Friday, December 30, 2011
.... And drop it.
I love a quote from one of my favorite books turned movie. eat , pray , love. the led is missing her ex lover. so she says" I love him and really miss him. " her friend replies" so miss him. Send him light and love every time you think of him and drop it." So that had stayed with me because I really like it . I have used it but not entirely until recently. i have had many lives and with that many different types of love. Friendship and maternal and family being the most obvious and undeniable. But the most potent being that of a lover. Not to say that I have loved all my boyfriends, however their presence in my life did not give them my heart automatically. I have had two great loves in my life. My husband consuming my heart almost entirely. journeying back to my youth lies what would probably be referred to as my first love. Not how I love my husband of course. But a piece will always belong to him. There are significant differences in the loves. My husband is my family ,my best friends, my lover. We have grown together, grown up together. Discovered life side by side. We started as friends and have never ceased that bond. He not only took my heart but I gave it to him freely. However my first love stole my heart against my will. I never got it back, and I will forever pay the penalty. Some times in life your love is stolen and like most thieves he will never know nor care the pain he had cost me.
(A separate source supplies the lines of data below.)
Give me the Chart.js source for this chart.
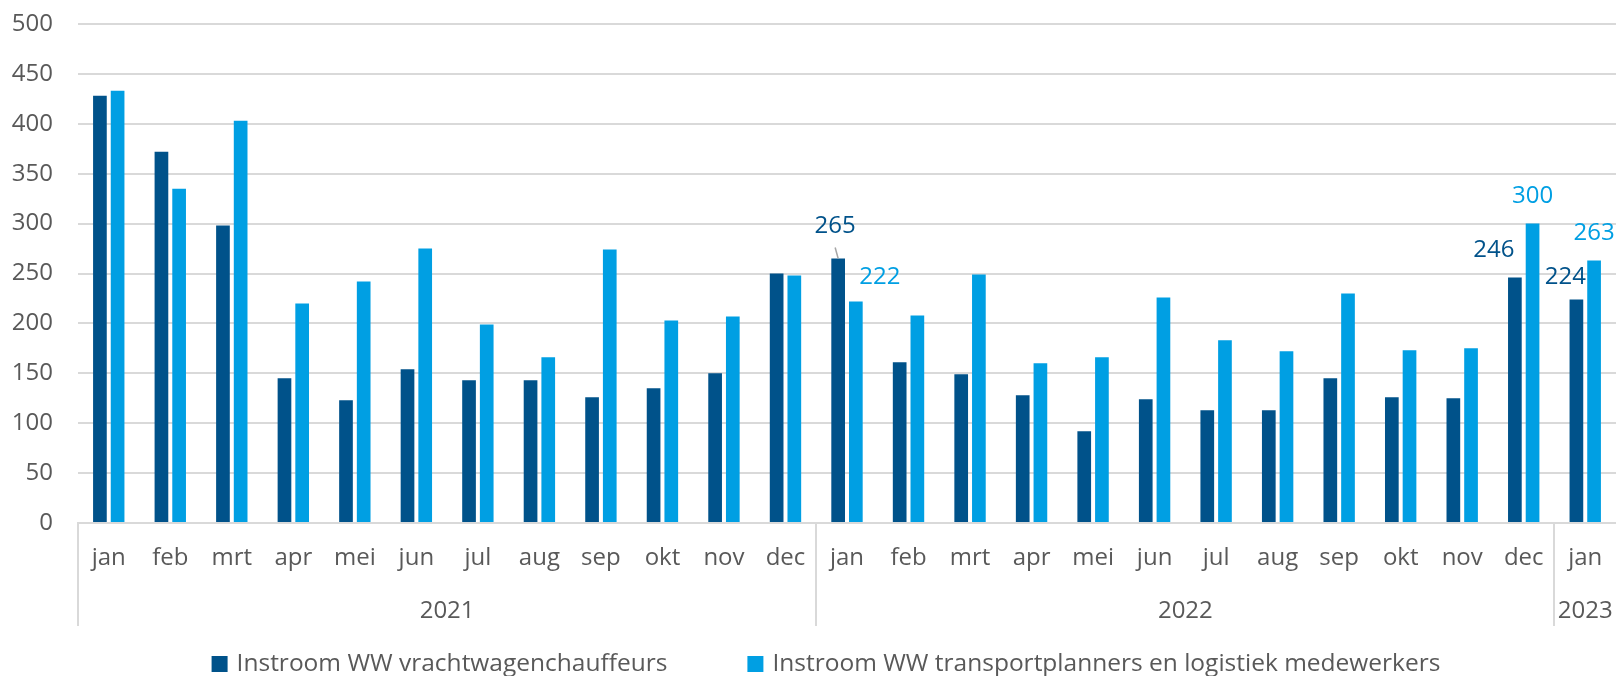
<!DOCTYPE html>
<html>
<head>
<meta charset="utf-8">
<script src="https://cdn.jsdelivr.net/npm/chart.js@4.4.1/dist/chart.umd.min.js"></script>
<style>
  html, body { margin: 0; padding: 0; background: #fff; }
  #wrap { width: 1616px; height: 676px; }
</style>
</head>
<body>
<div id="wrap"><canvas id="chart"></canvas></div>
<script>
const months = ['jan', 'feb', 'mrt', 'apr', 'mei', 'jun', 'jul', 'aug', 'sep', 'okt', 'nov', 'dec',
  'jan', 'feb', 'mrt', 'apr', 'mei', 'jun', 'jul', 'aug', 'sep', 'okt', 'nov', 'dec',
  'jan'];
const years = ['2021', '2022', '2023'];
const monthsInYear = [12, 12, 1];
const chauffeurs = [428, 372, 298, 145, 123, 154, 143, 143, 126, 135, 150, 250,
  265, 161, 149, 128, 92, 124, 113, 113, 145, 126, 125, 246,
  224];
const planners = [433, 335, 403, 220, 242, 275, 199, 166, 274, 203, 207, 248,
  222, 208, 249, 160, 166, 226, 183, 172, 230, 173, 175, 300,
  263];
const yTicks = [0, 50, 100, 150, 200, 250, 300, 350, 400, 450, 500];

const DARK = '#00528a';
const LIGHT = '#009fe3';
const TEXT = '#595959';
const GRID = '#d9d9d9';
const FONT = '"Open Sans", sans-serif';

// which bars get a value label, and where Excel had dragged them
const labelSpots = [
  [ { index: 12, dx: -3, dy: -32, leader: true }, { index: 23, dx: -21, dy: -27 }, { index: 24, dx: -11, dy: -22 } ],
  [ { index: 12, dx: 24, dy: -24 }, { index: 23, dx: 0, dy: -27 }, { index: 24, dx: 0, dy: -27 } ]
];

const valueLabels = {
  id: 'valueLabels',
  afterDatasetsDraw(chart) {
    const ctx = chart.ctx;
    ctx.save();
    ctx.font = '24px ' + FONT;
    ctx.textAlign = 'center';
    ctx.textBaseline = 'middle';
    chart.data.datasets.forEach((ds, di) => {
      const meta = chart.getDatasetMeta(di);
      labelSpots[di].forEach(spot => {
        const bar = meta.data[spot.index];
        const x = bar.x + spot.dx, y = bar.y + spot.dy;
        if (spot.leader) {
          ctx.strokeStyle = '#a6a6a6';
          ctx.lineWidth = 1.5;
          ctx.beginPath();
          ctx.moveTo(x, y + 21);
          ctx.lineTo(bar.x, bar.y);
          ctx.stroke();
        }
        ctx.fillStyle = ds.backgroundColor;
        ctx.fillText(String(ds.data[spot.index]), x, y);
      });
    });
    ctx.restore();
  }
};

// second row of the category axis: years with separators
const yearAxis = {
  id: 'yearAxis',
  afterDraw(chart) {
    const xs = chart.scales.x, area = chart.chartArea, ctx = chart.ctx;
    const step = xs.width / months.length;
    let start = 0;
    ctx.save();
    ctx.strokeStyle = GRID;
    ctx.lineWidth = 2;
    ctx.font = '24px ' + FONT;
    ctx.fillStyle = TEXT;
    ctx.textAlign = 'center';
    ctx.textBaseline = 'middle';
    years.forEach((yr, i) => {
      const left = xs.getPixelForValue(start) - step / 2;
      const right = xs.getPixelForValue(start + monthsInYear[i] - 1) + step / 2;
      ctx.beginPath();
      ctx.moveTo(Math.round(left), area.bottom);
      ctx.lineTo(Math.round(left), area.bottom + 103);
      ctx.stroke();
      ctx.fillText(yr, (left + right) / 2, area.bottom + 88);
      start += monthsInYear[i];
    });
    ctx.restore();
  }
};

// Excel style legend row under the axis
const bottomLegend = {
  id: 'bottomLegend',
  afterDraw(chart) {
    const ctx = chart.ctx;
    const items = chart.data.datasets;
    ctx.save();
    ctx.font = '24.5px ' + FONT;
    ctx.textBaseline = 'middle';
    ctx.textAlign = 'left';
    const widths = items.map(ds => ctx.measureText(ds.label).width);
    const total = widths.reduce((a, w) => a + 25 + w, 0) + 80 * (items.length - 1);
    let x = 826 - total / 2;
    const y = 664;
    items.forEach((ds, i) => {
      ctx.fillStyle = ds.backgroundColor;
      ctx.fillRect(x, y - 8, 16, 16);
      ctx.fillStyle = TEXT;
      ctx.fillText(ds.label, x + 25, y);
      x += 25 + widths[i] + 80;
    });
    ctx.restore();
  }
};

new Chart(document.getElementById('chart'), {
  type: 'bar',
  data: {
    labels: months,
    datasets: [
      { label: 'Instroom WW vrachtwagenchauffeurs', data: chauffeurs, backgroundColor: DARK },
      { label: 'Instroom WW transportplanners en logistiek medewerkers', data: planners, backgroundColor: LIGHT }
    ]
  },
  options: {
    responsive: true,
    maintainAspectRatio: false,
    animation: false,
    categoryPercentage: 0.575,
    barPercentage: 0.774,
    layout: { padding: { left: 12, top: 24, right: 0, bottom: 0 } },
    plugins: {
      tooltip: { enabled: false },
      legend: { display: false }
    },
    scales: {
      x: {
        grid: { display: false },
        border: { display: true, color: GRID, width: 2 },
        ticks: { color: TEXT, font: { family: FONT, size: 24 }, padding: 13, autoSkip: false, maxRotation: 0 },
        afterFit(scale) { scale.height = 153; }
      },
      y: {
        min: 0,
        max: 500,
        afterBuildTicks(scale) { scale.ticks = yTicks.map(v => ({ value: v })); },
        afterFit(scale) {
          scale.width = 66;
          scale.paddingTop = 0;
          scale.paddingBottom = 0;
        },
        grid: { color: GRID, lineWidth: 2, drawTicks: false },
        border: { display: false },
        ticks: { color: TEXT, font: { family: FONT, size: 24 }, padding: 25 }
      }
    }
  },
  plugins: [valueLabels, yearAxis, bottomLegend]
});
</script>
</body>
</html>
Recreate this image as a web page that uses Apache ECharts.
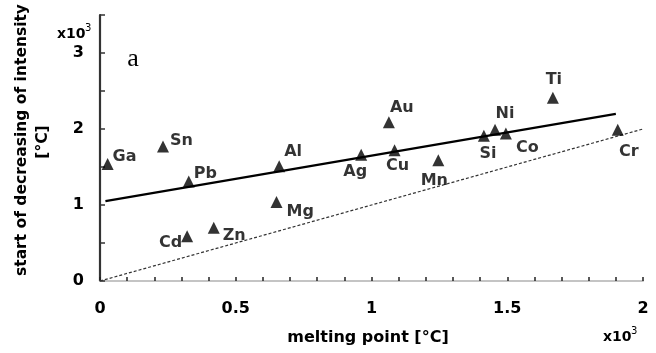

Its partly my fault to young to speak up. How I felt and now in the new age of everyone, including myself documenting my every move, I have to be informed of peoples lives. Ones I wish to be oblivious to. Information is shoved down my throat. Only to be regurgitated through tears. It's an odd feeling. I am happy and don't want to be with him. So why does it hurt to know he is moving on. So many thoughts and questions that will never be answered. And because I don't live in a romantic movie . I will not randomly see him. Tell him how I felt, and end things on my terms. Tell him the things that will forever ach inside me.. All I can do is send him light and love whenever I think of him.... And drop it.